Re: Town Councilor Jeffrey Messer’s Sept. 21 Current guest column.

The infamous 1981 Massachusetts referendum “Proposition 2 1/2 ” was not the panacea Scarborough Town Councilor Jeffrey Messer describes in his recent column.

Proposition 2 1/2 limitations resulted in inadequately funded school budgets, which in turn forced the firing of teachers in school districts throughout Massachusetts. Over the ensuing years, school equipment became antiquated, poorly maintained facilities deteriorated and classrooms became overcrowded. Scholastic achievement declined.

Massachusetts legislators, compelled to address the failed promises of Proposition 2 1/2, passed the Education Reform Act of 1994. This act made amends for the budgetary shortfalls local school districts suffered under the constraints imposed by Proposition 2 1/2 by providing additional state monies for local school budgets.

Mr. Messer’s comparison of 2006 Maine SAT results with 2006 Massachusetts SAT results is rhetorically unsound. The results for college-bound Massachusetts students opting to take the SAT were, as expected, higher than Maine students, which included non-college bound students who were required to take the SAT in order to graduate from high school.
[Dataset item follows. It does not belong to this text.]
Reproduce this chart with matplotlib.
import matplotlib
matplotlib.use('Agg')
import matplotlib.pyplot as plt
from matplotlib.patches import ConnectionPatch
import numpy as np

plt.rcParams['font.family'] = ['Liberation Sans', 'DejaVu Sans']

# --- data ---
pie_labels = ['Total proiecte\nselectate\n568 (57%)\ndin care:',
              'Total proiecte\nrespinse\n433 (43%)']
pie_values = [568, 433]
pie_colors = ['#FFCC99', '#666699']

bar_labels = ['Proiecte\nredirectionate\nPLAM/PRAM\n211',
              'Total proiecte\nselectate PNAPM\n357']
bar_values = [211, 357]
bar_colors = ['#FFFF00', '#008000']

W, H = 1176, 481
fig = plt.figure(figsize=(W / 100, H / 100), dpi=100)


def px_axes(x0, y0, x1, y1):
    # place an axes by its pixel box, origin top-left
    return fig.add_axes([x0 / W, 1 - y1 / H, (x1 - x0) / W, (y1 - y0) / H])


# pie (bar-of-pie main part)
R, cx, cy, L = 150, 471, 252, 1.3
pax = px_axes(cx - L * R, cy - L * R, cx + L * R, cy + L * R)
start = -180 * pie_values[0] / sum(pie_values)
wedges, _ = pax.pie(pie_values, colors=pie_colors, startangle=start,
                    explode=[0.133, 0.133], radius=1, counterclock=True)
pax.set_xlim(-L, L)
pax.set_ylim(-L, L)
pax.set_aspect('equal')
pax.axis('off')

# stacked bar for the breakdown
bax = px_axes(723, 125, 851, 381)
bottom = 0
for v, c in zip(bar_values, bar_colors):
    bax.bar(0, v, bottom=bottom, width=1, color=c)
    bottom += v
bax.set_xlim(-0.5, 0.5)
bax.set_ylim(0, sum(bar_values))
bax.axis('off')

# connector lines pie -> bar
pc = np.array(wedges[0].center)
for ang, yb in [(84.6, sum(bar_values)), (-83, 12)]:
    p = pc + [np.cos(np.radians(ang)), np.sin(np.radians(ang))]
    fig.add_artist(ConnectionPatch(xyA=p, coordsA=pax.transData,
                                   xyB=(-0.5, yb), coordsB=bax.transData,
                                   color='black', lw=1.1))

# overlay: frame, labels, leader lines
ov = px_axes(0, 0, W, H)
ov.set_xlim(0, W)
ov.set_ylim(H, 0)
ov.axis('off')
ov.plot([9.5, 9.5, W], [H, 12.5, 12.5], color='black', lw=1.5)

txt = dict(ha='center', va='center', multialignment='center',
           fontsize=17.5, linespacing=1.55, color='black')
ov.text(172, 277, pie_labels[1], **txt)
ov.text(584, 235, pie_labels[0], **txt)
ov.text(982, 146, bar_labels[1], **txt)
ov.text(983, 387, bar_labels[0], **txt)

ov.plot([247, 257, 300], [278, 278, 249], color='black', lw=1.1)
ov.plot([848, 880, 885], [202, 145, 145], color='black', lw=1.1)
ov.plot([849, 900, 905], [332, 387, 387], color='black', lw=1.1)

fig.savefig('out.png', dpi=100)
An appropriate comparison would be one based on college-bound Maine students who took the SAT with college-bound Massachusetts students who took the SAT.

Ultimately, the false choice in Mr. Messer’s argument is the degree to which schoolchildren must bear the escalating costs of an increasingly civilized society.

The true choice is one based on priorities, such as whether the electorate will continue to tolerate military budgets like the 2005 U.S. military budget of approximately $421 billion, an amount somewhere near eight times the military budget of China, the country with the next largest military budget.